• Raw data:
----
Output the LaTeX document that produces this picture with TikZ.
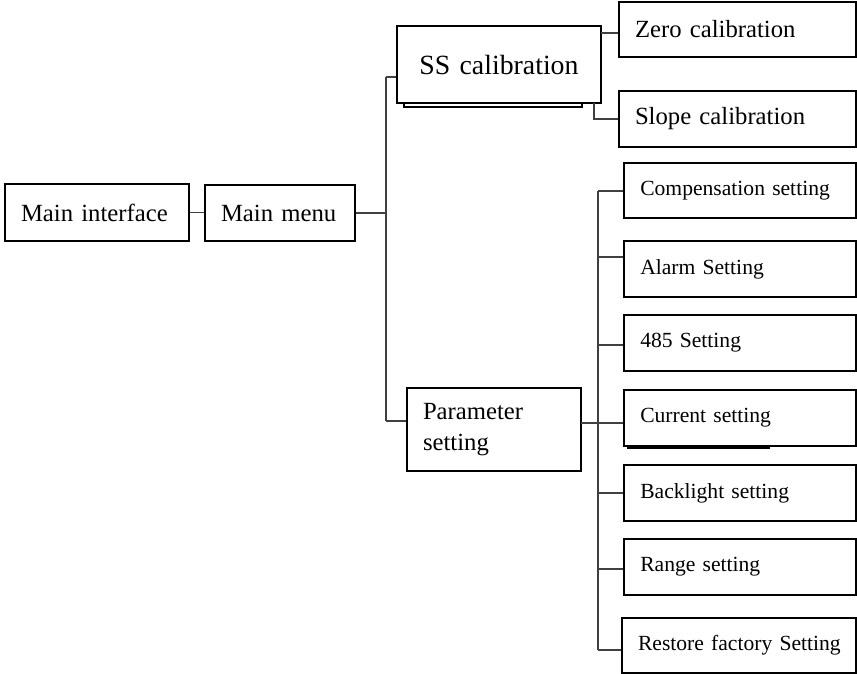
\documentclass[tikz,border=0pt]{standalone}
\usepackage{fontspec}
\setmainfont{Liberation Serif}
\usetikzlibrary{calc, positioning}

\begin{document}
\begin{tikzpicture}[x=0.5pt, y=-0.5pt,
    menubox/.style={draw, line width=1pt, inner xsep=8pt, inner ysep=0pt,
        text width=#1, align=left, minimum height=28pt,
        font=\fontsize{12.35}{15.5}\selectfont},
    subbox/.style={menubox=#1, font=\fontsize{10.8}{13}\selectfont},
    link/.style={draw=black!75, line width=0.8pt}]

    % Frame
    \useasboundingbox (0,0) rectangle (857,674);

    % Main part
    \node[menubox=76pt, minimum height=28.5pt] (mainif) at (97,212.5) {Main interface};
    \node[menubox=59pt] (mainmenu) at (280,213) {Main menu};

    % Calibration branch
    \node[menubox=86pt, align=center, minimum height=38.5pt,
        font=\fontsize{13.9}{16}\selectfont] (sscal) at (499,64.5) {SS calibration};
    \draw[line width=0.6pt] (404,103) -- (404,107) -- (582,107) -- (582,103);
    \node[menubox=102.5pt, minimum height=27.5pt] (zero) at (737.5,29.5) {Zero calibration};
    \node[menubox=102.5pt] (slope) at (737.5,119) {Slope calibration};

    % Parameter branch
    \node[menubox=71pt, minimum height=41.5pt] (param) at (494,429.5) {Parameter\\setting};
    \node[subbox=99.75pt, minimum height=27.5pt] (comp) at (740,190.5) {Compensation setting};
    \node[subbox=99.75pt] (alarm) at (740,269) {Alarm Setting};
    \node[subbox=99.75pt] (rs485) at (740,343) {485 Setting};
    \node[subbox=99.75pt] (current) at (740,418) {Current setting};
    \draw[line width=1.2pt] (627,447.5) -- (770,447.5);
    \node[subbox=99.75pt] (backlight) at (740,493) {Backlight setting};
    \node[subbox=99.75pt] (range) at (740,567) {Range setting};
    \node[subbox=101pt, minimum height=27.5pt] (restore) at (739,645.5) {\mbox{Restore factory Setting}};

    % Connectors
    \coordinate (ttop) at (386,77);
    \coordinate (tbot) at (386,421);
    \draw[link] (mainif.east) -- (mainif.east -| mainmenu.west);
    \draw[link] (mainmenu.east) -- (mainmenu.east -| ttop);
    \draw[link] (ttop) -- (tbot);
    \draw[link] (ttop) -- (ttop -| sscal.west);
    \draw[link] (tbot) -- (tbot -| param.west);

    \coordinate (zj) at (601,33);
    \coordinate (sj) at (594,103);
    \draw[link] (zj) -- (zj -| zero.west);
    \draw[link] (sj) |- (slope.west);

    \coordinate (ptop) at (598,191);
    \coordinate (pbot) at (598,650);
    \coordinate (pj) at (581,423);
    \draw[link] (ptop) -- (pbot);
    \draw[link] (pj) -- (pj -| current.west);
    \foreach \name/\y in {comp/191, alarm/257, rs485/345, backlight/493, range/569, restore/650}
        \draw[link] (598,\y) -- (\name.west |- 598,\y);
\end{tikzpicture}
\end{document}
----
• Aim of the task:
Only the lines from the start of the material through the line containing "(0,0) rectangle (857,674);" should be transcribed. Pictures stay out.

• Solution to this exercise:
Output the LaTeX document that produces this picture with TikZ.
\documentclass[tikz,border=0pt]{standalone}
\usepackage{fontspec}
\setmainfont{Liberation Serif}
\usetikzlibrary{calc, positioning}

\begin{document}
\begin{tikzpicture}[x=0.5pt, y=-0.5pt,
    menubox/.style={draw, line width=1pt, inner xsep=8pt, inner ysep=0pt,
        text width=#1, align=left, minimum height=28pt,
        font=\fontsize{12.35}{15.5}\selectfont},
    subbox/.style={menubox=#1, font=\fontsize{10.8}{13}\selectfont},
    link/.style={draw=black!75, line width=0.8pt}]

    % Frame
    \useasboundingbox (0,0) rectangle (857,674);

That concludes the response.